Daniel Markel, the D’Alemberte professor of law at Florida State University and an expert on sentencing, points out that if these punishments didn’t have some efficacy, “there probably wouldn’t be much resistance” from miscreants, but “in fact defendants typically don’t want to be publicly shamed because they realize there is something publicly humiliating about being exposed in the streets.”
It’s the potential for collateral damage that ought to concern the legal system. “Even the proponents of shaming punishment are leery of the consequences on innocent third parties,” Markel observed. If a sign reading “A violent felon lives here” was posted in front of a man’s house, the felon’s blameless child “might get bullied because of the exposure and humiliation of the father. For some reason prison doesn’t cause the same kind of vivid denunciation that public shamings do.”
The element of choice that comes up in some kinds of creative sentencing might also give us pause. In California and elsewhere, convicted sex offenders have requested castration — chemical and actual — to get out of prison. Civil libertarians object on “cruel and unusual” constitutional grounds, because it amounts to no choice, and because it gets dangerously close to the medieval notion of cutting off a thief’s hands.
Markel adds another objection to asking the guilty to pick their poison: “We punish to communicate censure and condemnation. It’s for a democracy to make those decisions. We ought not empower defendants to be deciding their punishments.”

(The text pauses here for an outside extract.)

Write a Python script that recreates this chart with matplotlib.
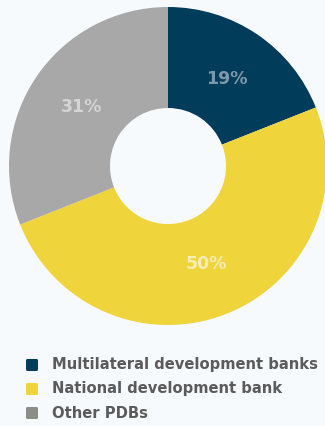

Edmond Aviv apparently wasn’t given a choice. Will public humiliation change his behavior? He had been convicted of harassment before, so it’s hard to fault the judge for trying something different. And even though we don’t live in Hester Prynne’s world anymore, I’ll cautiously side with the slice of democracy that told a Cleveland.com reporter they approved the sentence.
After all, it “communicated censure and condemnation.” In this case, it seems, a bad guy got his just deserts.